Set problem: Reproduce the listing below exactly, beginning with its first line and ending with the line that holds "const founderColors = ['#2D3590','#EC2227','#00A651'];"; pictures are not part of the copy.

Start

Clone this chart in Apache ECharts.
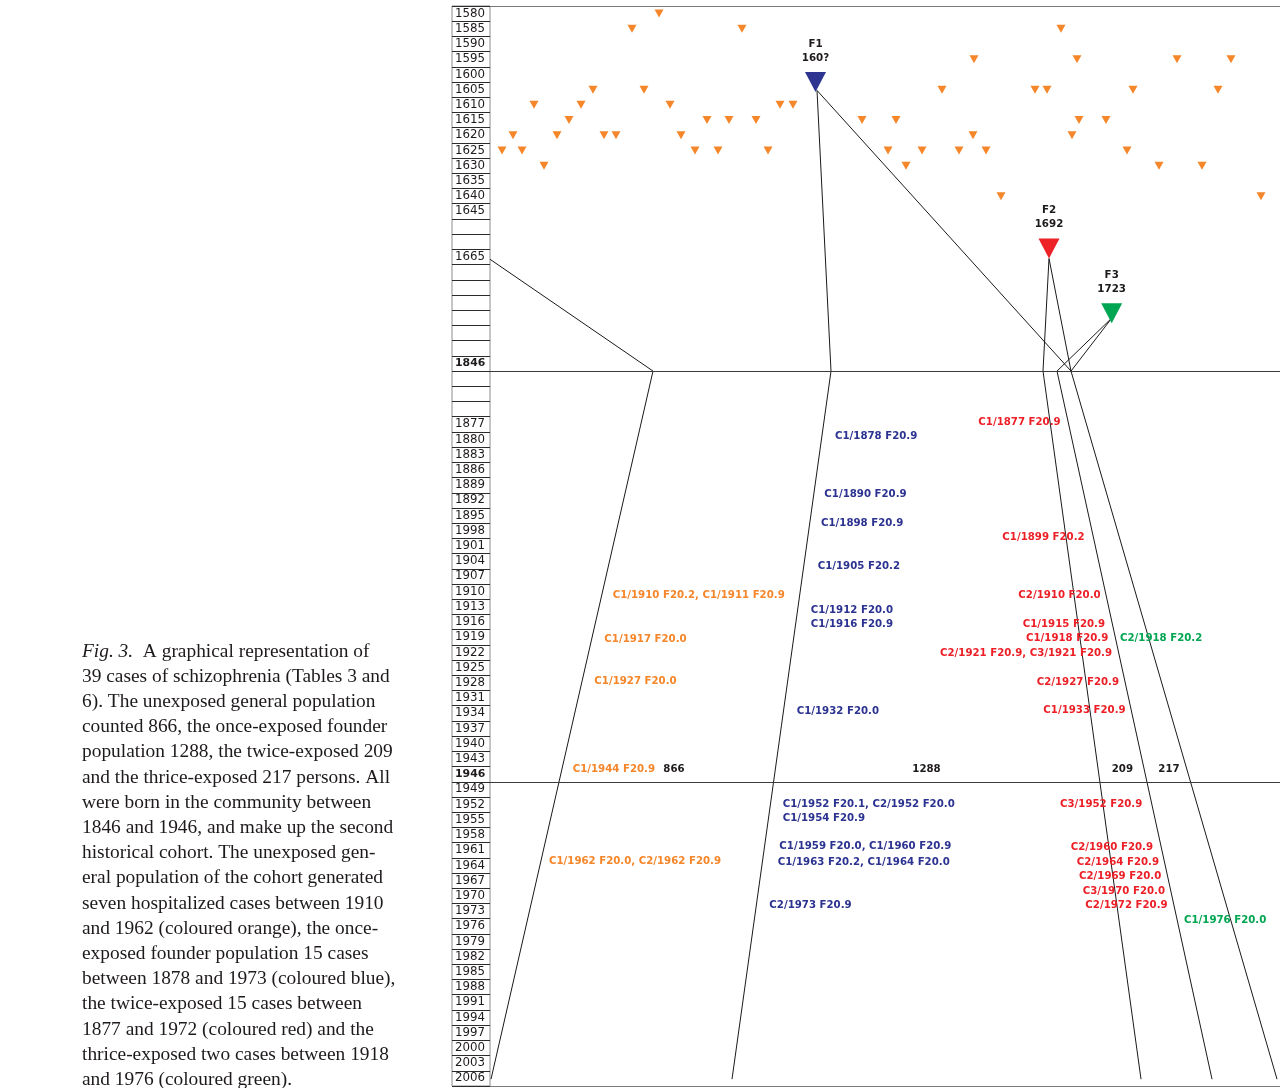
<!DOCTYPE html>
<html>
<head>
<meta charset="utf-8">
<script src="https://cdn.jsdelivr.net/npm/echarts@6/dist/echarts.min.js"></script>
<style>
html,body{margin:0;padding:0;background:#fff;}
#c{width:1280px;height:1088px;}
</style>
</head>
<body>
<div id="c"></div>
<script>
// ---- Row labels of the time column (blank = unlabelled row) ----
const yearLabels = ['1580','1585','1590','1595','1600','1605','1610','1615','1620','1625','1630','1635','1640','1645','','','1665','','','','','','','1846','','','','1877','1880','1883','1886','1889','1892','1895','1998','1901','1904','1907','1910','1913','1916','1919','1922','1925','1928','1931','1934','1937','1940','1943','1946','1949','1952','1955','1958','1961','1964','1967','1970','1973','1976','1979','1982','1985','1988','1991','1994','1997','2000','2003','2006'];
const boldYears = ['1846','1946'];

// ---- Ancestors (orange triangles): [horizontal position, row index] ----
const ancestors = [
  [169,0],
  [142,1],[252,1],[571,1],
  [484,3],[587,3],[687,3],[741,3],
  [103,5],[154,5],[452,5],[545,5],[557,5],[643,5],[728,5],
  [44,6],[91,6],[180,6],[290,6],[303,6],
  [79,7],[217,7],[239,7],[266,7],[372,7],[406,7],[589,7],[616,7],
  [23,8],[67,8],[114,8],[126,8],[191,8],[483,8],[582,8],
  [12,9],[32,9],[205,9],[228,9],[278,9],[398,9],[432,9],[469,9],[496,9],[637,9],
  [54,10],[416,10],[669,10],[712,10],
  [511,12],[771,12]
];

// ---- Founders ----
const founderNames = ['F1','F2','F3'];
const founderYears = ['160?','1692','1723'];
const founderPos = [[325.5,4.5],[559,15.45],[621.7,19.7]];
const founderColors = ['#2D3590','#EC2227','#00A651'];

// ---- Lineage lines: [horizontal position, row index] ----
const lineagePaths = [
  [[0,16.15],[163,23.5],[1,70.05]],        // unexposed population
  [[327,5.05],[341,23.5],[242,70.05]],     // F1 -> once exposed
  [[327,5.05],[581,23.5]],                 // F1 -> thrice
  [[559,16.1],[553,23.5]],                 // F2 -> twice
  [[559,16.1],[581,23.5]],                 // F2 -> thrice
  [[622,20.0],[567,23.5]],                 // F3 -> twice
  [[622,20.0],[581,23.5]],                 // F3 -> thrice
  [[553,23.5],[651,70.05]],
  [[567,23.5],[722,70.05]],
  [[581,23.5],[787,70.05]]
];

// ---- Cases: [horizontal position of text start, row index, text] ----
const unexposedCases = [
  [122.7,38.22,'C1/1910 F20.2, C1/1911 F20.9'],
  [114.3,41.11,'C1/1917 F20.0'],
  [104.3,43.92,'C1/1927 F20.0'],
  [82.7,49.66,'C1/1944 F20.9'],
  [59,55.75,'C1/1962 F20.0, C2/1962 F20.9']
];
const onceCases = [
  [345,27.81,'C1/1878 F20.9'],
  [334.3,31.6,'C1/1890 F20.9'],
  [331,33.51,'C1/1898 F20.9'],
  [327.7,36.31,'C1/1905 F20.2'],
  [320.7,39.21,'C1/1912 F20.0'],
  [320.7,40.13,'C1/1916 F20.9'],
  [306.7,45.85,'C1/1932 F20.0'],
  [292.7,51.98,'C1/1952 F20.1, C2/1952 F20.0'],
  [292.7,52.9,'C1/1954 F20.9'],
  [289.3,54.77,'C1/1959 F20.0, C1/1960 F20.9'],
  [287.7,55.77,'C1/1963 F20.2, C1/1964 F20.0'],
  [279.3,58.62,'C2/1973 F20.9']
];
const twiceCases = [
  [488.3,26.87,'C1/1877 F20.9'],
  [512.3,34.45,'C1/1899 F20.2'],
  [528.3,38.27,'C2/1910 F20.0'],
  [532.7,40.15,'C1/1915 F20.9'],
  [536,41.09,'C1/1918 F20.9'],
  [450,42.05,'C2/1921 F20.9, C3/1921 F20.9'],
  [546.7,43.96,'C2/1927 F20.9'],
  [553.3,45.83,'C1/1933 F20.9'],
  [570,51.98,'C3/1952 F20.9'],
  [580.7,54.83,'C2/1960 F20.9'],
  [586.7,55.77,'C2/1964 F20.9'],
  [589,56.71,'C2/1969 F20.0'],
  [592.7,57.68,'C3/1970 F20.0'],
  [595.3,58.6,'C2/1972 F20.9']
];
const thriceCases = [
  [630,41.09,'C2/1918 F20.2'],
  [694,59.59,'C1/1976 F20.0']
];
// ---- Population sizes (row 1946) ----
const populationCounts = [[173.3,49.66,'866'],[422.3,49.66,'1288'],[621.7,49.66,'209'],[668.3,49.66,'217']];

const caption = [
  '{i|Fig. 3.}  A graphical representation of',
  '39 cases of schizophrenia (Tables 3 and',
  '6). The unexposed general population',
  'counted 866, the once-exposed founder',
  'population 1288, the twice-exposed 209',
  'and the thrice-exposed 217 persons. All',
  'were born in the community between',
  '1846 and 1946, and make up the second',
  'historical cohort. The unexposed gen-',
  'eral population of the cohort generated',
  'seven hospitalized cases between 1910',
  'and 1962 (coloured orange), the once-',
  'exposed founder population 15 cases',
  'between 1878 and 1973 (coloured blue),',
  'the twice-exposed 15 cases between',
  '1877 and 1972 (coloured red) and the',
  'thrice-exposed two cases between 1918',
  'and 1976 (coloured green).'
];

const ORANGE = '#F5862A', BLUE = '#2B3290', RED = '#EC1F26', GREEN = '#00A651', INK = '#1e1a1b';
const LF = 'DejaVu Sans';
const caseFont = 10.2;

function caseSeries(name, arr, color) {
  return {
    name, type: 'scatter', xAxisIndex: 1, yAxisIndex: 1, silent: true, z: 5,
    symbolSize: 0.1, itemStyle: {color: 'rgba(0,0,0,0)', opacity: 1},
    data: arr.map(d => ({value: [d[0], d[1]], name: d[2]})),
    label: {show: true, position: 'right', distance: 0, formatter: '{b}', opacity: 1,
      color, fontFamily: LF, fontWeight: 'bold', fontSize: caseFont}
  };
}

const dividers = boldYears.map(y => yearLabels.indexOf(y) + 0.5);
const frameEdges = [-0.5, yearLabels.length - 0.5];

const chart = echarts.init(document.getElementById('c'), null, {renderer: 'canvas', width: 1280, height: 1088});
chart.setOption({
  animation: false,
  backgroundColor: '#fff',
  grid: [
    {left: 452, top: 6, width: 38, height: 1080, show: true, borderColor: '#8c8c8c', borderWidth: 1},
    {left: 490, top: 6, width: 790, height: 1080, show: false}
  ],
  xAxis: [
    {gridIndex: 0, type: 'value', show: false, min: 0, max: 1},
    {gridIndex: 1, type: 'value', show: false, min: 0, max: 790}
  ],
  yAxis: [
    {gridIndex: 0, type: 'category', inverse: true,
     data: yearLabels.map((_, i) => 'row' + i),
     axisLine: {show: false}, axisTick: {show: false},
     splitLine: {show: true, interval: 0, lineStyle: {color: '#2b2b2b', width: 1}},
     axisLabel: {inside: true, interval: 0, margin: 3, color: INK, fontFamily: LF, fontSize: 11.8,
       formatter: v => { const l = yearLabels[+v.slice(3)]; return boldYears.includes(l) ? '{b|' + l + '}' : l; },
       rich: {b: {fontWeight: 'bold', fontFamily: LF, fontSize: 10.9, color: INK}}}},
    {gridIndex: 1, type: 'value', inverse: true, min: -0.5, max: 70.5, show: false}
  ],
  graphic: [{
    type: 'text', left: 82, top: 639,
    style: {text: caption.join('\n'), fontFamily: 'Liberation Serif', fontSize: 19.4, lineHeight: 25.2, fill: INK,
      rich: {i: {fontStyle: 'italic', fontFamily: 'Liberation Serif', fontSize: 19.4, lineHeight: 25.2, fill: INK}}}
  }],
  series: [
    {type: 'lines', coordinateSystem: 'cartesian2d', xAxisIndex: 1, yAxisIndex: 1, polyline: true, silent: true, z: 3,
     lineStyle: {color: '#1a1a1a', width: 1, opacity: 1},
     data: lineagePaths.map(p => ({coords: p}))},
    {type: 'scatter', xAxisIndex: 1, yAxisIndex: 1, silent: true, z: 4,
     symbol: 'triangle', symbolRotate: 180, symbolSize: [9, 8],
     itemStyle: {color: ORANGE, opacity: 1}, data: ancestors,
     markLine: {silent: true, symbol: 'none', label: {show: false},
       lineStyle: {color: '#3a3a3a', width: 1.2, type: 'solid', opacity: 1},
       data: dividers.map(r => ({yAxis: r})).concat(frameEdges.map(r => ({yAxis: r, lineStyle: {color: '#7a7a7a', width: 1.2}})))}},
    {type: 'scatter', xAxisIndex: 1, yAxisIndex: 1, silent: true, z: 6,
     symbol: 'triangle', symbolRotate: 180, symbolSize: [21, 20],
     data: founderPos.map((p, i) => ({value: p, name: founderNames[i], year: founderYears[i], itemStyle: {color: founderColors[i], opacity: 1}})),
     label: {show: true, position: 'top', distance: 7, formatter: p => p.name + '\n' + p.data.year, opacity: 1,
       color: INK, fontFamily: LF, fontWeight: 'bold', fontSize: 10.3, lineHeight: 14, align: 'center'}},
    caseSeries('unexposed', unexposedCases, ORANGE),
    caseSeries('once', onceCases, BLUE),
    caseSeries('twice', twiceCases, RED),
    caseSeries('thrice', thriceCases, GREEN),
    caseSeries('counts', populationCounts, INK)
  ]
});
</script>
</body>
</html>
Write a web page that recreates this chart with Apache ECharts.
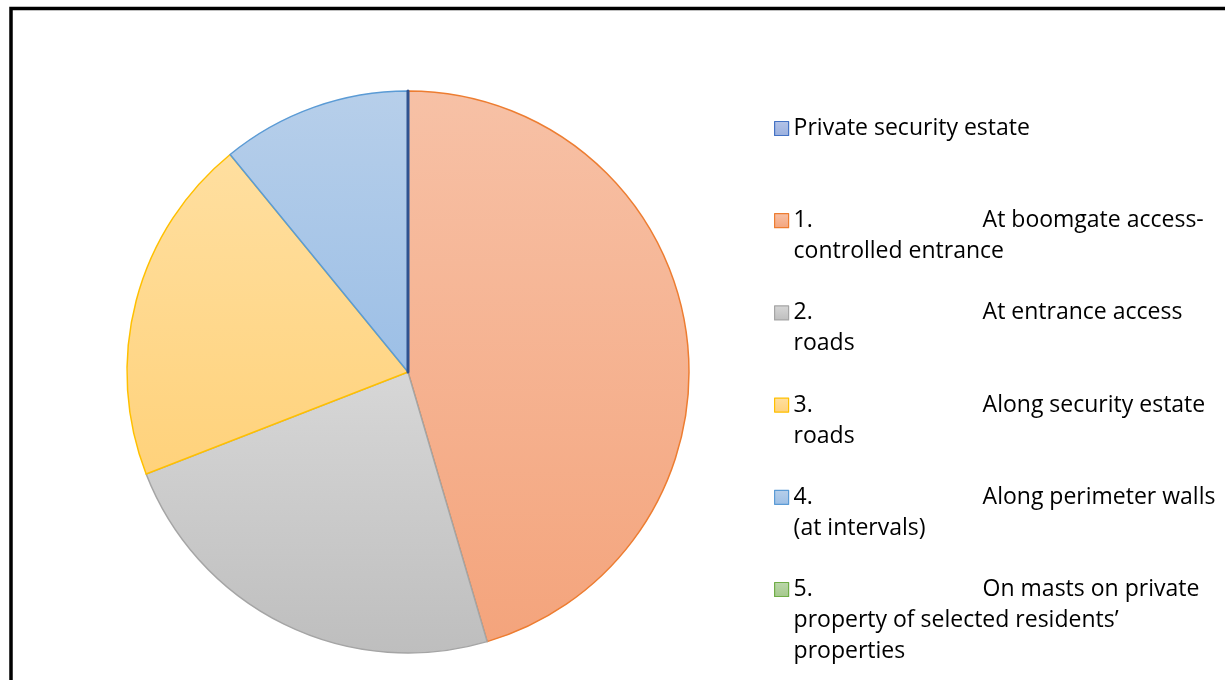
<!DOCTYPE html>
<html>
<head>
<meta charset="utf-8">
<script src="https://cdn.jsdelivr.net/npm/echarts@6/dist/echarts.min.js"></script>
<style>
  html, body { margin: 0; padding: 0; background: #fff; }
  #chart { width: 1225px; height: 680px; }
</style>
</head>
<body>
<div id="chart"></div>
<script>
// Camera placement within the estate: share of responses per location
const categories = [
  'Private security estate',
  '1. At boomgate access-controlled entrance',
  '2. At entrance access roads',
  '3. Along security estate roads',
  '4. Along perimeter walls (at intervals)',
  '5. On masts on private property of selected residents’ properties'
];
const values = [0, 25, 13, 11, 6, 0];

// Legend wording, split the way it wraps beside the pie
const legendNumbers = ['', '1.', '2.', '3.', '4.', '5.'];
const legendLines = [
  ['Private security estate'],
  ['At boomgate access-', 'controlled entrance'],
  ['At entrance access', 'roads'],
  ['Along security estate', 'roads'],
  ['Along perimeter walls', '(at intervals)'],
  ['On masts on private', 'property of selected residents’', 'properties']
];

// Office-style palette: light gradient fill with a darker outline
const fillTop    = ['#B4C3E7', '#F7C1A6', '#D7D7D7', '#FFDFA0', '#B7CFEA', '#BCD7AB'];
const fillBottom = ['#9AB0DF', '#F4A47C', '#BEBEBE', '#FFD27B', '#9CBFE6', '#A4C98B'];
const outline    = ['#2F528F', '#ED7D31', '#A5A5A5', '#FFC000', '#5B9BD5', '#70AD47'];
const legendOutline = ['#4472C4', '#ED7D31', '#A5A5A5', '#FFC000', '#5B9BD5', '#70AD47'];

const FONT = '"Open Sans"';
const FONT_SIZE = 23;
const LINE_H = 31;

function grad(i) {
  return new echarts.graphic.LinearGradient(0, 0, 0, 1, [
    { offset: 0, color: fillTop[i] },
    { offset: 1, color: fillBottom[i] }
  ]);
}

// Slices go clockwise from 12 o'clock; the first (empty) category is drawn
// last so its outline sits on top of the neighbouring slice edges.
const drawOrder = [1, 2, 3, 4, 5, 0];
const pieData = drawOrder.map(i => ({
  name: categories[i],
  value: values[i],
  itemStyle: {
    color: grad(i),
    borderColor: outline[i],
    borderWidth: i === 0 ? 3 : 1.5
  }
}));

function legendText(i) {
  const lines = legendLines[i];
  const pad = '\n'.repeat(lines.length - 1);
  const first = (legendNumbers[i] ? '{n|' + legendNumbers[i] + '}' : '') + '{t|' + lines[0] + '}';
  const rest = lines.slice(1).map(l => '{t|' + l + '}');
  return pad + [first].concat(rest).join('\n');
}

const richStyle = {
  n: { fontFamily: FONT, fontSize: FONT_SIZE, lineHeight: LINE_H, color: '#000', width: 189 },
  t: { fontFamily: FONT, fontSize: FONT_SIZE, lineHeight: LINE_H, color: '#000' }
};

const legends = categories.map((name, i) => {
  const n = legendLines[i].length;
  const firstLineY = 128.5 + 92.2 * i;
  return {
    orient: 'vertical',
    left: 774,
    top: firstLineY - (2 * n - 1) * LINE_H / 2,
    padding: 0,
    icon: 'rect',
    itemWidth: 14,
    itemHeight: 14,
    selectedMode: false,
    data: [name],
    itemStyle: { borderWidth: 1.2, borderColor: legendOutline[i] },
    formatter: () => legendText(i),
    textStyle: {
      fontFamily: FONT,
      fontSize: FONT_SIZE,
      lineHeight: LINE_H,
      color: '#000',
      rich: richStyle
    }
  };
});

const chart = echarts.init(document.getElementById('chart'), null, { renderer: 'canvas' });
chart.setOption({
  animation: false,
  backgroundColor: '#fff',
  legend: legends,
  graphic: [
    {
      type: 'polyline',
      shape: { points: [[11, 680], [11, 8.5], [1225, 8.5]] },
      style: { stroke: '#000', lineWidth: 3.5, fill: null }
    }
  ],
  series: [{
    type: 'pie',
    center: [408, 372],
    radius: 281,
    startAngle: 90,
    clockwise: true,
    silent: true,
    label: { show: false },
    labelLine: { show: false },
    emphasis: { disabled: true },
    data: pieData
  }]
});
</script>
</body>
</html>
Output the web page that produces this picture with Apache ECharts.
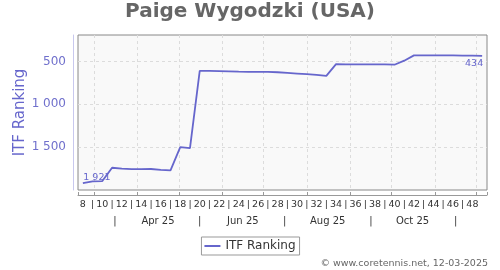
<!DOCTYPE html>
<html><head><meta charset="utf-8">
<script src="https://cdn.jsdelivr.net/npm/echarts@6.0.0/dist/echarts.min.js"></script>
<style>html,body{margin:0;padding:0;background:#fff}#c{width:500px;height:270px}</style>
</head><body><div id="c"></div>
<script>
const titleText = 'Paige Wygodzki (USA)';
const seriesName = 'ITF Ranking';
const creditText = '© www.coretennis.net, 12-03-2025';
const weeks = [8,9,10,11,12,13,14,15,16,17,18,19,20,21,22,23,24,25,26,27,28,29,30,31,32,33,34,35,36,37,38,39,40,41,42,43,44,45,46,47,48,49];
const ranking = [1921,1900,1896,1740,1750,1757,1757,1755,1765,1770,1500,1512,609,610,612,615,618,620,620,620,625,632,640,648,656,667,530,532,533,534,533,533,537,490,428,427,427,428,429,430,431,434];
const firstWeekDate = '2025-02-21';
const monthNames = ['Jan','Feb','Mar','Apr','May','Jun','Jul','Aug','Sep','Oct','Nov','Dec'];
const labeledMonths = [3,5,7,9];
const separatorMonths = [2,4,6,8,10];

const DAY = 86400000, WEEK = 7 * DAY;
const t0 = Date.parse(firstWeekDate + 'T00:00:00Z');
const tMin = t0 - 0.5 * WEEK;
const tMax = t0 + (weeks.length - 0.5) * WEEK;
const halfMonth = 15 * DAY;

const color = '#6666cc';
const fmtNum = v => { const s = String(Math.round(v)); return s.length > 3 ? s.slice(0, s.length - 3) + ' ' + s.slice(-3) : s; };

const last = ranking.length - 1;
const seriesData = ranking.map((v, i) => {
  if (i === 0) return { value: v, label: { show: true, position: 'top', offset: [14, 4] } };
  if (i === last) return { value: v, label: { show: true, position: 'bottom', offset: [-8, -2] } };
  return v;
});

const chart = echarts.init(document.getElementById('c'), null, { renderer: 'canvas' });
chart.setOption({
  animation: false,
  useUTC: true,
  textStyle: { fontFamily: 'DejaVu Sans' },
  title: [
    { text: titleText, left: 'center', top: 2, padding: 0,
      textStyle: { fontSize: 20, fontWeight: 'bold', color: '#666', fontFamily: 'DejaVu Sans' } },
    { text: creditText, right: 12, top: 259, padding: 0,
      textStyle: { fontSize: 9.5, fontWeight: 'normal', color: '#666', fontFamily: 'DejaVu Sans' } }
  ],
  legend: {
    data: [seriesName], left: 'center', top: 237, padding: [3, 4, 3, 3],
    borderColor: '#999', borderWidth: 1, icon: 'rect', itemWidth: 16, itemHeight: 2,
    textStyle: { fontSize: 12, color: '#333' }
  },
  grid: { left: 78, top: 35, width: 409, height: 155, show: true,
    backgroundColor: '#f9f9f9', borderColor: '#888', borderWidth: 1 },
  xAxis: [
    { type: 'category', position: 'bottom', data: weeks, boundaryGap: true, offset: 5,
      axisLine: { show: true, lineStyle: { color: '#999', width: 1 } },
      axisTick: { show: false }, splitLine: { show: false },
      axisLabel: { interval: 0, margin: 5, fontSize: 9.5, color: '#333',
        formatter: (v, i) => (Number(v) % 2 === 0 ? String(v) : (i === weeks.length - 1 ? '' : '|')) } },
    { type: 'time', position: 'bottom', min: tMin, max: tMax, splitNumber: 10, offset: 5,
      axisLine: { show: false }, axisLabel: { show: false },
      axisTick: { show: true, inside: true, length: 3, lineStyle: { color: '#999' } },
      splitLine: { show: true, showMinLine: false, showMaxLine: false, lineStyle: { color: '#dcdcdc', type: [3, 3] } } },
    { type: 'time', position: 'bottom', min: tMin - halfMonth, max: tMax - halfMonth, splitNumber: 10, offset: 5,
      axisLine: { show: false }, axisTick: { show: false }, splitLine: { show: false },
      axisLabel: { margin: 21, fontSize: 10, color: '#333',
        formatter: (v) => {
          const d = new Date(v);
          if (d.getUTCDate() !== 1 || d.getUTCHours() !== 0) return '';
          const m = d.getUTCMonth();
          if (labeledMonths.includes(m)) return monthNames[m] + ' ' + String(d.getUTCFullYear()).slice(2);
          if (separatorMonths.includes(m)) return '|';
          return '';
        } } }
  ],
  yAxis: {
    type: 'value', inverse: true, min: 190, max: 2000, splitNumber: 4, offset: 5,
    name: seriesName, nameLocation: 'middle', nameGap: 45, nameMoveOverlap: false,
    nameTextStyle: { fontSize: 15, color: color },
    axisLine: { show: true, lineStyle: { color: '#c8c8ee' } },
    axisTick: { show: false },
    axisLabel: { margin: 7, fontSize: 12, color: '#7070cc', showMinLabel: false, showMaxLabel: false, formatter: fmtNum },
    splitLine: { show: true, showMinLine: false, showMaxLine: false, lineStyle: { color: '#dcdcdc', type: [3, 3] } }
  },
  series: [{
    type: 'line', name: seriesName, xAxisIndex: 0, yAxisIndex: 0,
    data: seriesData, symbol: 'circle', symbolSize: 0, showSymbol: true,
    lineStyle: { color: color, width: 1.8 }, itemStyle: { color: color },
    label: { show: false, fontSize: 9.5, color: color, formatter: (p) => fmtNum(p.value) }
  }]
});
</script>
</body></html>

End

Expected answer:
Clone this chart in Apache ECharts.
<!DOCTYPE html>
<html>
<head>
<meta charset="utf-8">
<script src="https://cdn.jsdelivr.net/npm/echarts@6/dist/echarts.min.js"></script>
<style>
html,body{margin:0;padding:0;background:#fff;}
#c{width:1280px;height:1088px;}
</style>
</head>
<body>
<div id="c"></div>
<script>
// ---- Row labels of the time column (blank = unlabelled row) ----
const yearLabels = ['1580','1585','1590','1595','1600','1605','1610','1615','1620','1625','1630','1635','1640','1645','','','1665','','','','','','','1846','','','','1877','1880','1883','1886','1889','1892','1895','1998','1901','1904','1907','1910','1913','1916','1919','1922','1925','1928','1931','1934','1937','1940','1943','1946','1949','1952','1955','1958','1961','1964','1967','1970','1973','1976','1979','1982','1985','1988','1991','1994','1997','2000','2003','2006'];
const boldYears = ['1846','1946'];

// ---- Ancestors (orange triangles): [horizontal position, row index] ----
const ancestors = [
  [169,0],
  [142,1],[252,1],[571,1],
  [484,3],[587,3],[687,3],[741,3],
  [103,5],[154,5],[452,5],[545,5],[557,5],[643,5],[728,5],
  [44,6],[91,6],[180,6],[290,6],[303,6],
  [79,7],[217,7],[239,7],[266,7],[372,7],[406,7],[589,7],[616,7],
  [23,8],[67,8],[114,8],[126,8],[191,8],[483,8],[582,8],
  [12,9],[32,9],[205,9],[228,9],[278,9],[398,9],[432,9],[469,9],[496,9],[637,9],
  [54,10],[416,10],[669,10],[712,10],
  [511,12],[771,12]
];

// ---- Founders ----
const founderNames = ['F1','F2','F3'];
const founderYears = ['160?','1692','1723'];
const founderPos = [[325.5,4.5],[559,15.45],[621.7,19.7]];
const founderColors = ['#2D3590','#EC2227','#00A651'];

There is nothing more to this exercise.